Après le mastodonte JR, Plon réédite Agonie d'agapè, chant du cygne à la fougue intacte qui distille en une centaine de pages une voix singulière, celle d'un homme qui, au seuil de sa vie, assiste au déclin de l'artiste dans le monde moderne.
Monologue d'un homme rongé par la maladie et assiégé par les pages d'un manuscrit qu'il n'a eu de cesse de reprendre au fil des ans, Agonie d'agapè est l'apogée d'une obsession vieille de quarante années. Ce livre, dont Gaddis a entrepris le chantier dès les années 1940, se voulait au départ " une histoire secrète du piano mécanique " : l'auteur des Reconnaissances et de JR comptait y développer une réflexion sur la mécanisation des arts et le déclin de l'artiste.
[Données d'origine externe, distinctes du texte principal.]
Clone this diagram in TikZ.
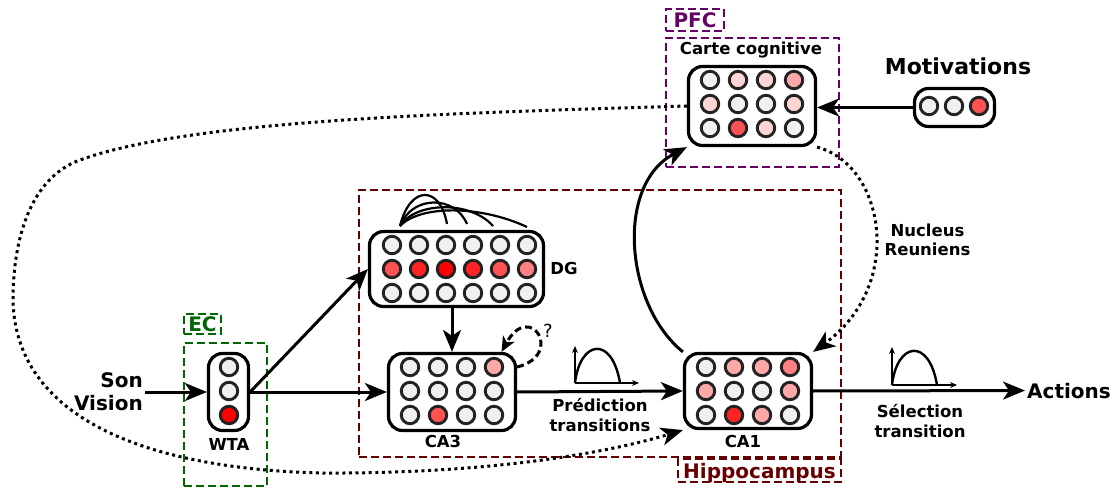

Parvenu au seuil de sa vie, après avoir repris puis abandonné ce projet à maintes reprises, Gaddis a renoncé à écrire l'essai sur lequel il travaillait pour laisser émerger à sa place une voix singulière, une voix faite de cassures et de glissements, une partition criblée de douloureux silences, et qu rappelle étrangement celle des narrateurs solitaires de Thomas Bernhard : un homme réduit à la parole, un naufragé qui, une dernière fois, s'insurge contre les puissances du faux et le règne des ventriloques.